A constant motif of the past few weeks has been waking up to learn about the untimely passing of an iconic artist; Tuesday was no exception. As many may be aware, news broke that Eagles frontman Glenn Frey had passed away due to complications from rheumatoid arthritis and pneumonia. Tributes flooded in from all corners of the globe as fans and friends learnt of the legendary singer/songwriter’s passing.
David Bowie’s death last week shocked the world and provoked a widespread reaction from almost everyone, diehard fans and admirers alike, but Frey’s passing has gone somewhat under the radar. Although Frey was a lesser known entity than Bowie, the impact of his music has been equally profound.

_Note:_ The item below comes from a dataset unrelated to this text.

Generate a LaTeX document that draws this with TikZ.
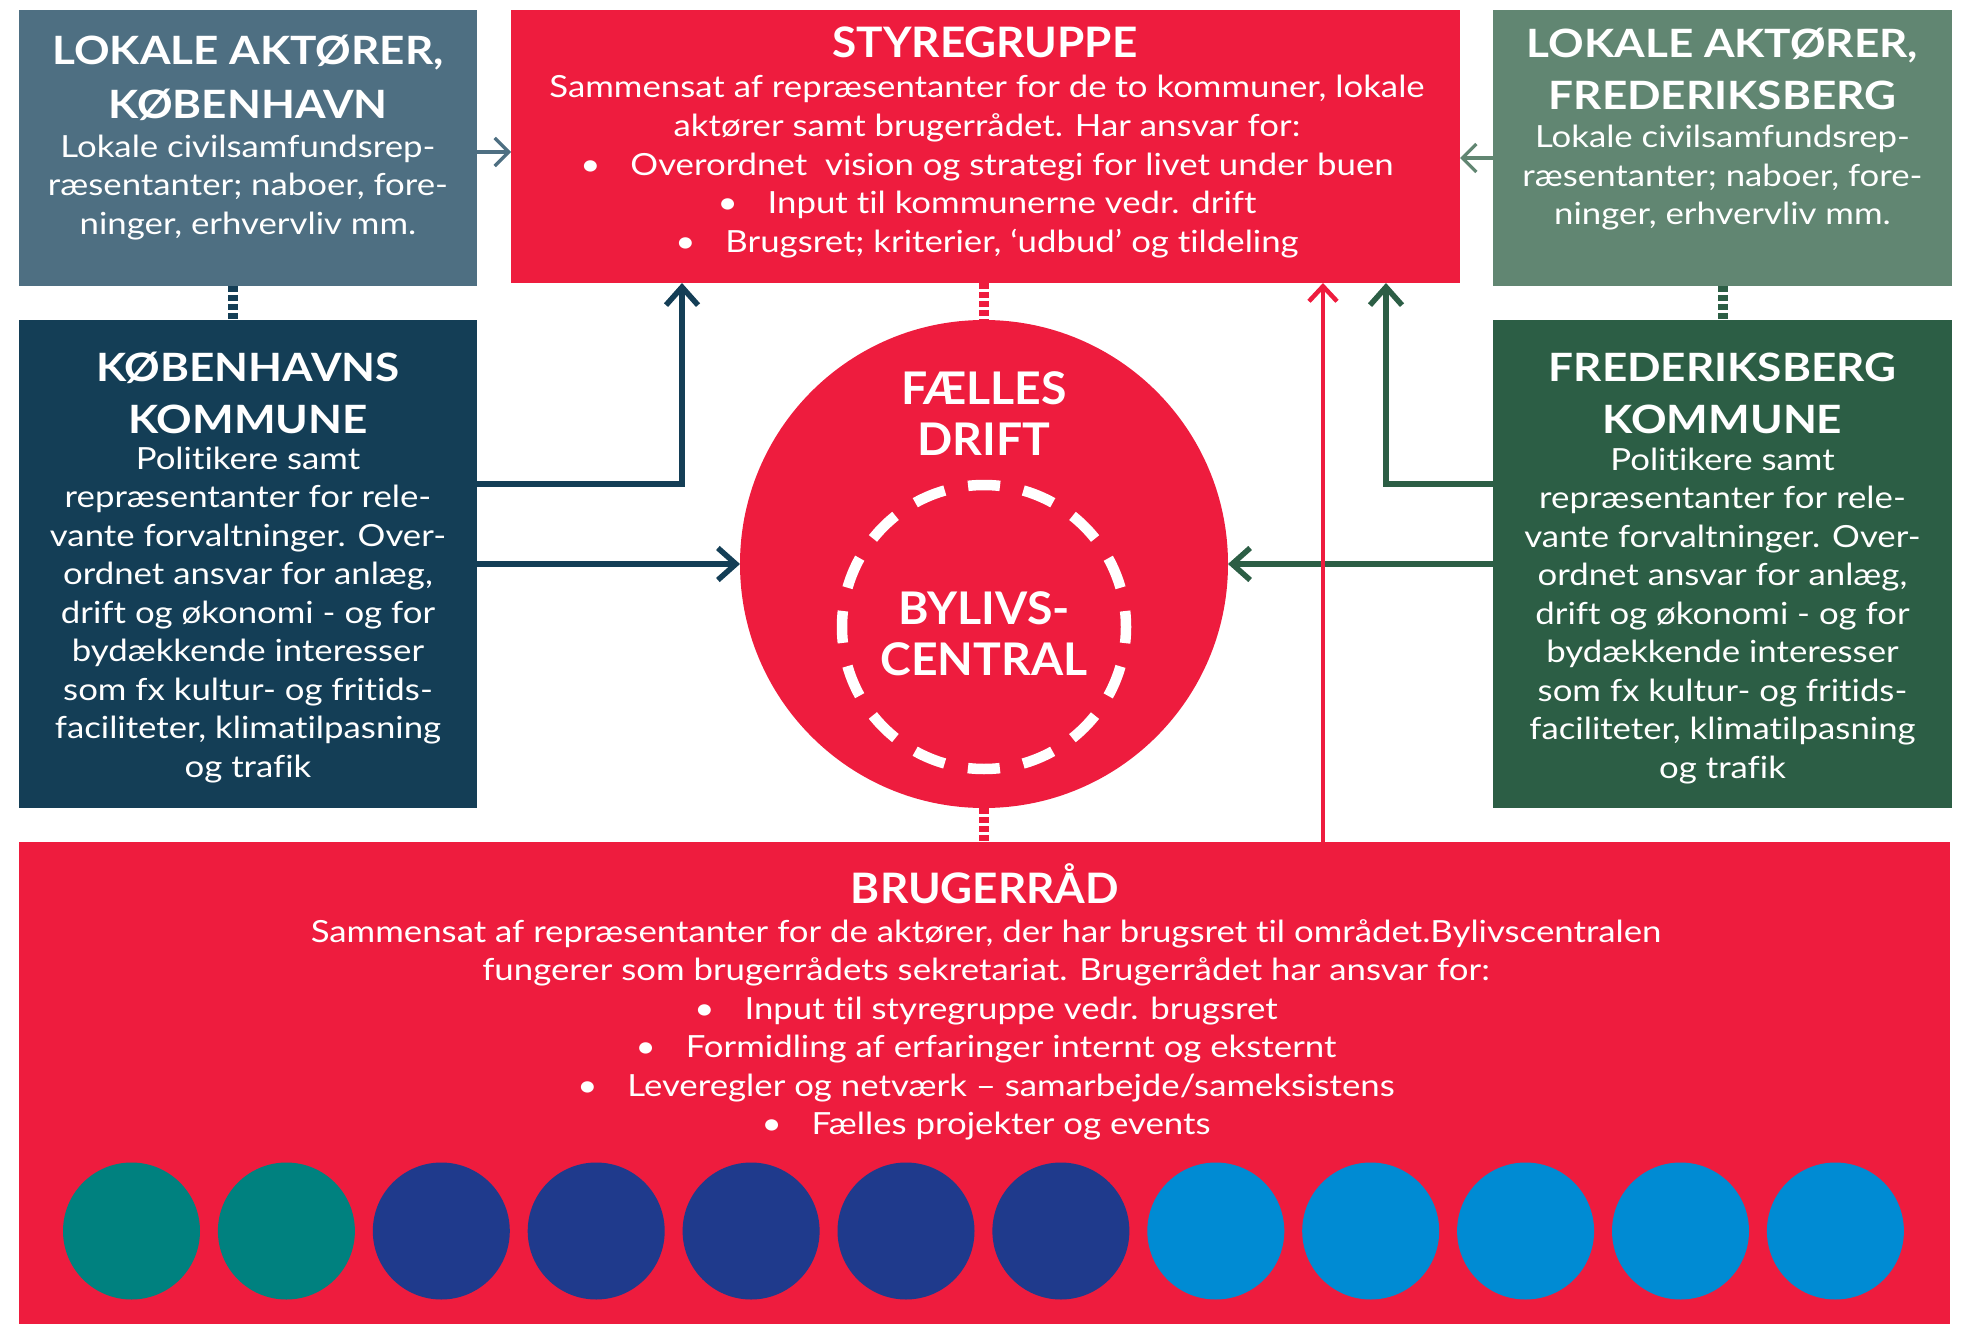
\documentclass[tikz,border=0pt]{standalone}
\usepackage{fontspec}
\setmainfont{Lato}
\newfontfamily\famBody[FakeStretch=1.14,RawFeature={-liga;-clig;-calt;-dlig}]{Lato}
\newfontfamily\famTitle[FakeStretch=1.13,RawFeature={-liga;-clig;-calt;-dlig}]{Lato}
\newfontfamily\famHead[FakeStretch=1.05,RawFeature={-liga;-clig;-calt;-dlig}]{Lato}
\newfontfamily\famBig[FakeStretch=1.03,RawFeature={-liga;-clig;-calt;-dlig}]{Lato}
\usetikzlibrary{arrows.meta}
\definecolor{cLAK}{HTML}{4E6F82}
\definecolor{cKK}{HTML}{143E56}
\definecolor{cLAF}{HTML}{618672}
\definecolor{cFK}{HTML}{2C5E45}
\definecolor{cRed}{HTML}{EE1C3E}
\definecolor{cTeal}{HTML}{00817F}
\definecolor{cNavy}{HTML}{1F3A8C}
\definecolor{cSky}{HTML}{008BD3}
\newcommand\myBody{\famBody\fontsize{30.5}{38.5}\selectfont}
\newcommand\myTitle{\famTitle\bfseries\fontsize{39}{50}\selectfont}
\newcommand\myHead{\famHead\bfseries\fontsize{42}{50}\selectfont}
\newcommand\myBig{\famBig\bfseries\fontsize{45}{50}\selectfont}
\tikzset{
  box/.style={rectangle, inner sep=0pt, outer sep=0pt, draw=none},
  txt/.style={text=white, inner sep=0pt, anchor=base},
  bodytxt/.style={txt, font=\myBody},
  titletxt/.style={txt, font=\myTitle},
  headtxt/.style={txt, font=\myHead},
  bigtxt/.style={txt, font=\myBig},
  conn/.style={line width=5.5pt, -{Straight Barb[length=18pt,width=32pt]}},
  thinconn/.style={line width=3.3pt, -{Straight Barb[length=14pt,width=28pt]}},
  redconn/.style={line width=4.5pt, draw=cRed, -{Straight Barb[length=15pt,width=28pt]}},
  dots/.style={line width=10.5pt, dash pattern=on 6pt off 3pt}
}
\begin{document}
\begin{tikzpicture}[x=1pt,y=-1pt]
\useasboundingbox (0,0) rectangle (1963,1324);
% boxes
\node[box, fill=cLAK, minimum width=458pt, minimum height=276pt] (lak) at (248,148) {};
\node[box, fill=cRed, minimum width=949pt, minimum height=273pt] (styr) at (985.5,146.5) {};
\node[box, fill=cLAF, minimum width=459pt, minimum height=276pt] (laf) at (1722.5,148) {};
\node[box, fill=cKK, minimum width=458pt, minimum height=488pt] (kk) at (248,564) {};
\node[box, fill=cFK, minimum width=459pt, minimum height=488pt] (fk) at (1722.5,564) {};
\node[box, fill=cRed, minimum width=1931pt, minimum height=482pt] (brug) at (984.5,1083) {};
\node[circle, fill=cRed, minimum size=488pt, inner sep=0pt, outer sep=0pt] (circ) at (984,564) {};
\node[circle, draw=white, line width=10.5pt, dash pattern=on 32pt off 23.76pt, dash phase=16pt, minimum size=284pt, inner sep=0pt] (byliv) at (984,627) {};
% helper coordinates
\coordinate (yA) at (0,484);
\coordinate (xK) at (682,0);
\coordinate (xF) at (1386,0);
\coordinate (xR) at (1323,0);
\coordinate (yL) at (0,152);
\coordinate (yR) at (0,158);
\coordinate (xDL) at (233,0);
\coordinate (xDR) at (1723,0);
% connectors
\draw[conn, cKK] (kk.east |- yA) -| (styr.south -| xK);
\draw[conn, cKK] (kk.east |- circ.center) -- (circ.west);
\draw[conn, cFK] (fk.west |- yA) -| (styr.south -| xF);
\draw[conn, cFK] (fk.west |- circ.center) -- (circ.east);
\draw[redconn] (brug.north -| xR) -- (styr.south -| xR);
\draw[thinconn, cLAK] (lak.east |- yL) -- (styr.west |- yL);
\draw[thinconn, cLAF] (laf.west |- yR) -- (styr.east |- yR);
\draw[dots, cKK] (lak.south -| xDL) -- (kk.north -| xDL);
\draw[dots, cFK] (laf.south -| xDR) -- (fk.north -| xDR);
\draw[dots, cRed] (styr.south -| circ.center) -- (circ.north);
\draw[dots, cRed] (circ.south) -- (brug.north -| circ.center);
% texts: lokale aktoerer kbh
\node[titletxt] (lakt1) at (248,65) {LOKALE AKTØRER,};
\node[titletxt] (lakt2) at (248,118.5) {KØBENHAVN};
\foreach \t [count=\i from 0] in {{Lokale civilsamfundsrep-},{ræsentanter; naboer, fore-},{ninger, erhvervliv mm.}}
  \node[bodytxt] (lakb\i) at (248,157.5+38.5*\i) {\t};
% lokale aktoerer frb
\node[titletxt] (laft1) at (1722.5,58) {LOKALE AKTØRER,};
\node[titletxt] (laft2) at (1722.5,110) {FREDERIKSBERG};
\foreach \t [count=\i from 0] in {{Lokale civilsamfundsrep-},{ræsentanter; naboer, fore-},{ninger, erhvervliv mm.}}
  \node[bodytxt] (lafb\i) at (1722.5,148+38.5*\i) {\t};
% styregruppe
\node[headtxt] (styrt) at (985,58) {STYREGRUPPE};
\foreach \t [count=\i from 0] in {{Sammensat af repræsentanter for de to kommuner, lokale},{aktører samt brugerrådet. Har ansvar for:},{\textbullet\hspace{30pt}Overordnet\ \ vision og strategi for livet under buen},{\textbullet\hspace{30pt}Input til kommunerne vedr. drift},{\textbullet\hspace{30pt}Brugsret; kriterier, ‘udbud’ og tildeling}}
  \node[bodytxt] (styrb\i) at (987,97.5+38.8*\i) {\t};
% kommuner
\node[titletxt] (kkt1) at (248,381.7) {KØBENHAVNS};
\node[titletxt] (kkt2) at (248,433) {KOMMUNE};
\node[titletxt] (fkt1) at (1722.5,381.7) {FREDERIKSBERG};
\node[titletxt] (fkt2) at (1722.5,433) {KOMMUNE};
\foreach \t [count=\i from 0] in {{Politikere samt},{repræsentanter for rele-},{vante forvaltninger. Over-},{ordnet ansvar for anlæg,},{drift og økonomi - og for},{bydækkende interesser},{som fx kultur- og fritids-},{faciliteter, klimatilpasning},{og trafik}}
{
  \node[bodytxt] (kkb\i) at (248,469+38.5*\i) {\t};
  \node[bodytxt] (fkb\i) at (1722.5,470+38.5*\i) {\t};
}
% circle
\node[bigtxt] (fael1) at (984,404) {FÆLLES};
\node[bigtxt] (fael2) at (984,455) {DRIFT};
\node[bigtxt] (byl1) at (984,624) {BYLIVS-};
\node[bigtxt] (byl2) at (984,675) {CENTRAL};
% brugerraad
\node[headtxt] (brugt) at (985,903.5) {BRUGERRÅD};
\foreach \t [count=\i from 0] in {{Sammensat af repræsentanter for de aktører, der har brugsret til området.Bylivscentralen},{fungerer som brugerrådets sekretariat. Brugerrådet har ansvar for:},{\textbullet\hspace{30pt}Input til styregruppe vedr. brugsret},{\textbullet\hspace{30pt}Formidling af erfaringer internt og eksternt},{\textbullet\hspace{30pt}Leveregler og netværk – samarbejde/sameksistens},{\textbullet\hspace{30pt}Fælles projekter og events}}
  \node[bodytxt] (brugb\i) at (986,942+38.5*\i) {\t};
% bottom dots
\foreach \c [count=\i from 0] in {cTeal,cTeal,cNavy,cNavy,cNavy,cNavy,cNavy,cSky,cSky,cSky,cSky,cSky}
  \node[circle, fill=\c, minimum size=137pt, inner sep=0pt] (dot\i) at (131.5+154.9*\i,1231) {};
\end{tikzpicture}
\end{document}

Undoubtedly one of the biggest and most revered bands of the 20th Century, Eagles’ 1976 greatest hits album went on to become the biggest selling record of the century. On top of this they churned out hit after hit and continue to be played on the radio. Glenn Frey was not only frontman of the band but in partnership with drummer-singer Don Henley crafted some of the finest songs to be put on record.

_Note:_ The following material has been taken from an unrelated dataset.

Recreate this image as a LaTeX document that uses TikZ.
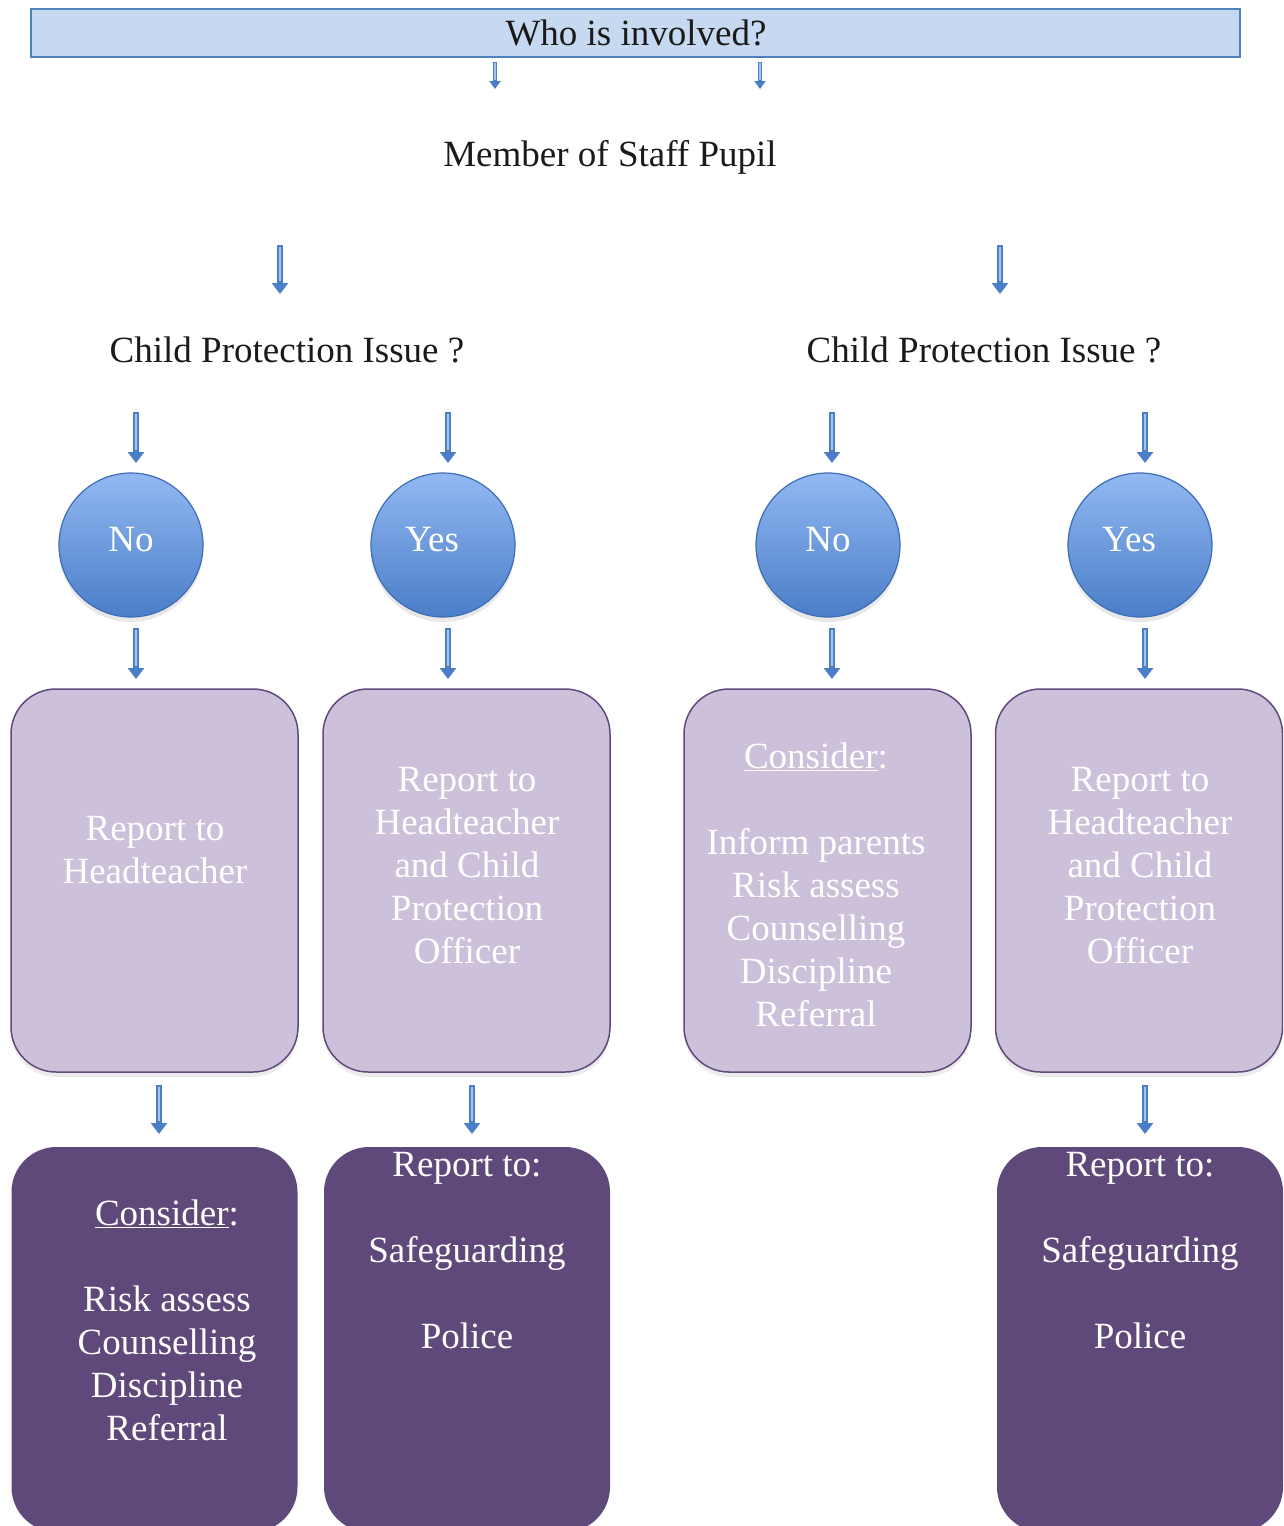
\documentclass[tikz,border=0pt]{standalone}
\usepackage{fontspec}
\setmainfont{Liberation Serif}
\usetikzlibrary{arrows.meta,shadows}
\definecolor{topfill}{HTML}{C6D9F1}
\definecolor{topdraw}{HTML}{4F81BD}
\definecolor{arrblue}{HTML}{4A7EC6}
\definecolor{arrshine}{HTML}{A9C5EC}
\definecolor{circtop}{HTML}{92B8F2}
\definecolor{circbot}{HTML}{4A7EC8}
\definecolor{circdraw}{HTML}{3D6DB5}
\definecolor{lightfill}{HTML}{CCC0DA}
\definecolor{lightdraw}{HTML}{604A7B}
\definecolor{darkfill}{HTML}{5F497A}
\definecolor{txt}{HTML}{1A1A1A}
\begin{document}
\begin{tikzpicture}[x=1pt,y=-1pt,
  every node/.style={font=\fontsize{37}{43}\selectfont, inner sep=0pt, outer sep=0pt},
  bigarrow/.style={line width=6pt, draw=arrblue, -{Triangle[width=16pt,length=11pt]}},
  bigshine/.style={line width=2pt, draw=arrshine, shorten >=13pt, shorten <=1.5pt},
  smallarrow/.style={line width=4.5pt, draw=arrblue, -{Triangle[width=11pt,length=8pt]}},
  smallshine/.style={line width=1.5pt, draw=arrshine, shorten >=9pt, shorten <=1.2pt},
  decision/.style={circle, minimum size=144pt, top color=circtop, bottom color=circbot,
     draw=circdraw, line width=1.2pt,
     drop shadow={opacity=0.18, shadow xshift=0pt, shadow yshift=-5pt}},
  circtext/.style={text=white},
  lightbox/.style={rectangle, rounded corners=45pt, minimum width=287pt, minimum height=383pt,
     fill=lightfill, draw=lightdraw, line width=1.5pt,
     drop shadow={opacity=0.15, shadow xshift=0pt, shadow yshift=-5pt}},
  darkbox/.style={rectangle, rounded corners=45pt, minimum width=286pt, minimum height=385pt,
     fill=darkfill},
  lighttext/.style={text=white, align=center},
  darktext/.style={text=white, align=center},
  plain/.style={text=txt}
]
\useasboundingbox (0,0) rectangle (1283,1526);
\clip (0,0) rectangle (1283,1526);

% top bar
\node[rectangle, fill=topfill, draw=topdraw, line width=1.5pt,
      minimum width=1209pt, minimum height=48pt] (top) at (635.5,33) {};
\node[plain] (toptext) at (636,33) {Who is involved?};

% second level text
\node[plain] (mos) at (610,157) {Member of Staff Pupil};

% child protection questions
\node[plain] (cpl) at (287,350) {Child Protection Issue ?};
\node[plain] (cpr) at (984,350) {Child Protection Issue ?};

% decisions
\node[decision] (nol) at (131,545) {};
\node[decision] (yesl) at (443,545) {};
\node[decision] (nor) at (828,545) {};
\node[decision] (yesr) at (1140,545) {};
\node[circtext] (nolt) at (131,540) {No};
\node[circtext] (yeslt) at (432,540) {Yes};
\node[circtext] (nort) at (828,540) {No};
\node[circtext] (yesrt) at (1129,540) {Yes};

% light boxes
\node[lightbox] (b1) at (154.5,880.5) {};
\node[lightbox] (b2) at (466.5,880.5) {};
\node[lightbox] (b3) at (827.5,880.5) {};
\node[lightbox] (b4) at (1139,880.5) {};

\node[lighttext] (t1) at (155,850) {Report to\\Headteacher};
\node[lighttext] (t2) at (467,866) {Report to\\Headteacher\\and Child\\Protection\\Officer};
\node[lighttext] (t3) at (816,885) {\underline{Consider}:\\[43pt]Inform parents\\Risk assess\\Counselling\\Discipline\\Referral};
\node[lighttext] (t4) at (1140,866) {Report to\\Headteacher\\and Child\\Protection\\Officer};

% dark boxes
\node[darkbox] (d1) at (154.5,1339.5) {};
\node[darkbox] (d2) at (467,1339.5) {};
\node[darkbox] (d3) at (1140,1339.5) {};

\node[darktext] (t5) at (167,1320) {\underline{Consider}:\\[43pt]Risk assess\\Counselling\\Discipline\\Referral};
\node[darktext] (t6) at (467,1251) {Report to:\\[43pt]Safeguarding\\[43pt]Police};
\node[darktext] (t7) at (1140,1251) {Report to:\\[43pt]Safeguarding\\[43pt]Police};

% arrow end points
\coordinate (s1a) at (495,62);  \coordinate (s1b) at (495,89);
\coordinate (s2a) at (760,62);  \coordinate (s2b) at (760,89);
\coordinate (m1a) at (280,245); \coordinate (m1b) at (280,294);
\coordinate (m2a) at (1000,245); \coordinate (m2b) at (1000,294);
\coordinate (c1a) at (136,412); \coordinate (c1b) at (136,463);
\coordinate (c2a) at (448,412); \coordinate (c2b) at (448,463);
\coordinate (c3a) at (832,412); \coordinate (c3b) at (832,463);
\coordinate (c4a) at (1145,412); \coordinate (c4b) at (1145,463);
\coordinate (e1a) at (136,628); \coordinate (e1b) at (136,679);
\coordinate (e2a) at (448,628); \coordinate (e2b) at (448,679);
\coordinate (e3a) at (832,628); \coordinate (e3b) at (832,679);
\coordinate (e4a) at (1145,628); \coordinate (e4b) at (1145,679);
\coordinate (f1a) at (159,1085); \coordinate (f1b) at (159,1134);
\coordinate (f2a) at (472,1085); \coordinate (f2b) at (472,1134);
\coordinate (f3a) at (1145,1085); \coordinate (f3b) at (1145,1134);

\foreach \p in {s1,s2} {
  \draw[smallarrow] (\p a) -- (\p b);
  \draw[smallshine] (\p a) -- (\p b);
}
\foreach \p in {m1,m2,c1,c2,c3,c4,e1,e2,e3,e4,f1,f2,f3} {
  \draw[bigarrow] (\p a) -- (\p b);
  \draw[bigshine] (\p a) -- (\p b);
}
\end{tikzpicture}
\end{document}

For me this is the end of the era that started when I was about eight years old, the first time I ever listened to my favourite song, ‘Take it Easy’. From that point onwards, Glenn Frey and his band mates changed my understanding of music in a way that continues to drive me to find new approaches to rock and roll. Although I will continue to love the Eagles, their music will carry a more significant weight. Their music represents both the manifestation and loss of innocence and to me, Glenn Frey’s death represents a disconnection from a previous time. I’m sure this is how Don McClean felt when he wrote ‘American Pie’ after Buddy Holly’s death.
Glenn Frey’s life and legacy will live on in his music and as I sit writing this in the lobby of a French hotel, listening to ‘Peaceful Easy Feeling’ and enjoying a somewhat poignant Tequila Sunrise, I am grateful.